Et pourtant je n'ai montré que ses ravages les plus rapprochés de nous. Je n'ai rien dit des nombreux associés correspondants, dont elle nous a privés dans cette même période de vingt années, et dont plusieurs sont des célébrités européennes; étoiles radieuses qui d'une autre zone de lumière projetaient leur éclat sur votre modeste pléiade, et qui ont dû s'éteindre dans leur centre habituel de gravitation. Je n'ai fait que tresser une guirlande funéraire en l'honneur de nos résidants, de nos confrères les plus intimes; j'en ai fait ressortir quelques fleurons choisis; j'en ai rapproché les deux extrémités pour en former une couronne. Mais quant à la place que cette couronne doit occuper, elle est loin d'atteindre à la hauteur du mausolée qui, pour certains noms, s'est érigé dans mes souvenirs et dans mon cœur.

RAPPORT DE M. PERRON,

Secrétaire perpétuel,

SUR LES TRAVAUX DE L'ANNÉE.

MESSIEURS,

Je ne connais pas de plus difficile problème que celui de faire un rapport sur des travaux qui n'existent pas; le plus habile y échouerait. N'exagérons rien cependant; si notre Académie semble sommeiller, quelques signes de vie littéraire et scientifique viennent de temps à autre prouver que son sommeil n'est point un sommeil de mort. Mais qu'est devenu ce temps heureux de tranquille fécondité où votre secrétaire perpétuel n'éprouvait d'autre embarras que celui de choisir, parmi les œuvres de ses confrères, celles qui méritaient le mieux l'attention et la reconnaissance publique? Ce n'étaient point alors seulement quelques minces brochures ou des articles fugitifs, c'étaient de nombreux volumes, de larges et solides assises ajoutées chaque année par l'Académie au monument qu'elle est chargée d'élever au profit et à la gloire du pays. Mais pourquoi répéter mes tristes lamentations? Si une fausse honte ne doit pas nous faire cacher notre pénurie, il est bon de ne pas l'étaler trop souvent; la malignité pourrait s'y méprendre et taxer d'impuissance

un repos momentané, qui n'est dû qu'aux circonstances, et que votre zèle, Messieurs, saura bientôt rendre fécond.

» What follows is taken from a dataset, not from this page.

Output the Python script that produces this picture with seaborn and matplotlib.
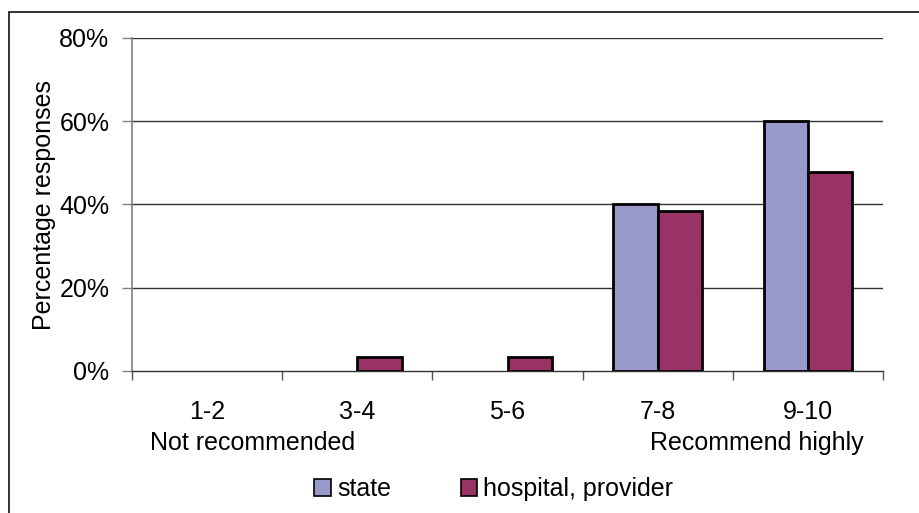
import matplotlib
matplotlib.use("Agg")
import matplotlib.pyplot as plt
import matplotlib.transforms as mtransforms
from matplotlib.patches import Rectangle, Patch
import seaborn as sns
import pandas as pd

# Recommendation score bands and response shares (%)
categories = ["1-2", "3-4", "5-6", "7-8", "9-10"]
state = [0.0, 0.0, 0.0, 40.0, 60.0]
hospital_provider = [0.0, 3.4, 3.4, 38.5, 47.7]
series_names = ["state", "hospital, provider"]
yticks = [0, 20, 40, 60, 80]
scale_notes = {"1-2": "Not recommended", "9-10": "Recommend highly"}

df = pd.DataFrame({
    "band": categories * 2,
    "share": state + hospital_provider,
    "group": [series_names[0]] * len(categories) + [series_names[1]] * len(categories),
})

sns.set_theme(style="white")
plt.rcParams["font.family"] = ["Liberation Sans", "DejaVu Sans"]
plt.rcParams["text.color"] = "black"
plt.rcParams["xtick.color"] = "black"
plt.rcParams["ytick.color"] = "black"
plt.rcParams["axes.labelcolor"] = "black"

FS = 18
W, H = 920, 513
fig = plt.figure(figsize=(W / 100, H / 100), dpi=100)
ax = fig.add_axes([132 / W, 1 - 371 / H, (883 - 132) / W, (371 - 38) / H])

palette = {"state": "#9999CC", "hospital, provider": "#993366"}
sns.barplot(data=df, x="band", y="share", hue="group", order=categories,
            hue_order=series_names, palette=palette, width=0.59,
            edgecolor="black", linewidth=2.0, saturation=1, ax=ax, zorder=3)

# Empty categories carry no visible bar
for p in ax.patches:
    if p.get_height() == 0:
        p.set_visible(False)

ax.set_xlim(-0.5, len(categories) - 0.5)
ax.set_ylim(0, 80)
ax.set_yticks(yticks)
ax.set_yticklabels([f"{v}%" for v in yticks], fontsize=FS)
ax.set_xticks(range(len(categories)))
ax.set_xticklabels(categories, fontsize=FS)
ax.set_xlabel("")
ax.set_ylabel("Percentage responses", fontsize=FS, labelpad=2.5)

# Gridlines
for v in yticks[1:]:
    ax.axhline(v, color="#333333", linewidth=1.0, zorder=1)

# Spines
for s in ["top", "right"]:
    ax.spines[s].set_visible(False)
ax.spines["left"].set_color("#808080")
ax.spines["left"].set_linewidth(1.2)
ax.spines["bottom"].set_color("#333333")
ax.spines["bottom"].set_linewidth(1.0)

# Y tick marks outward, x tick marks at category boundaries
ax.tick_params(axis="y", which="major", length=7.2, width=1.0, color="#808080",
               direction="out", left=True, pad=9)
ax.tick_params(axis="x", which="major", length=0, pad=21)
ax.set_xticks([i - 0.5 for i in range(len(categories) + 1)], minor=True)
ax.tick_params(axis="x", which="minor", length=6.5, width=1.0, color="#555555",
               direction="out", bottom=True)

# Scale end notes under the tick labels
trans = mtransforms.blended_transform_factory(ax.transData, fig.transFigure)
ax.text(0.3, 1 - 443 / H, scale_notes["1-2"], transform=trans, ha="center",
        va="center", fontsize=FS)
ax.text(3.66, 1 - 443 / H, scale_notes["9-10"], transform=trans, ha="center",
        va="center", fontsize=FS)

# Legend along the bottom
ax.get_legend().remove()
handles = [Patch(facecolor=palette[n], edgecolor="black", linewidth=1.2) for n in series_names]
fig.legend(handles, series_names, loc="center", bbox_to_anchor=(494 / W, 1 - 489 / H),
           ncol=2, frameon=False, fontsize=FS, handlelength=0.65, handleheight=0.65,
           handletextpad=0.25, columnspacing=2.8, borderpad=0)

# Outer frame (top and left edges visible)
fig.add_artist(Rectangle((9 / W, -0.05), 1.0, 1 - 12 / H + 0.05,
                         transform=fig.transFigure, fill=False,
                         edgecolor="#222222", linewidth=1.3))

fig.savefig("out.png", dpi=100, facecolor="white")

D'ailleurs le mal dont je me plains ne nous frappe pas seuls; malheureusement pour les lettres et heureusement pour la réputation de notre société, ce mal est général, je dirais presque universel. Interrogez les échos de la renommée; quelles grandes œuvres ont paru dans ces derniers temps? Toutes les Académies de province semblent mortes; l'Académie française elle-même n'a guère révélé son existence que par ses concours publics et ses réceptions solennelles. Et comment n'en serait-il pas ainsi au milieu de circonstances et en présence d'un avenir qui tiennent la terre entière dans une anxieuse attente? Le monde politique lui-même, où toute l'activité de l'esprit humain semble concentrée, qu'a-t-il produit? du bruit, des ruines, beaucoup de ruines et de bruit. Où sont ses œuvres d'organisation et de vie? depuis deux ans il les promet; loin de les avoir enfantées, il est douteux qu'elles soient déjà conçues. Et cependant c'est vers l'horizon politique que tous les yeux sont tournés et toutes les oreilles tendues :

Conticuere omnes intentique ora tenebant.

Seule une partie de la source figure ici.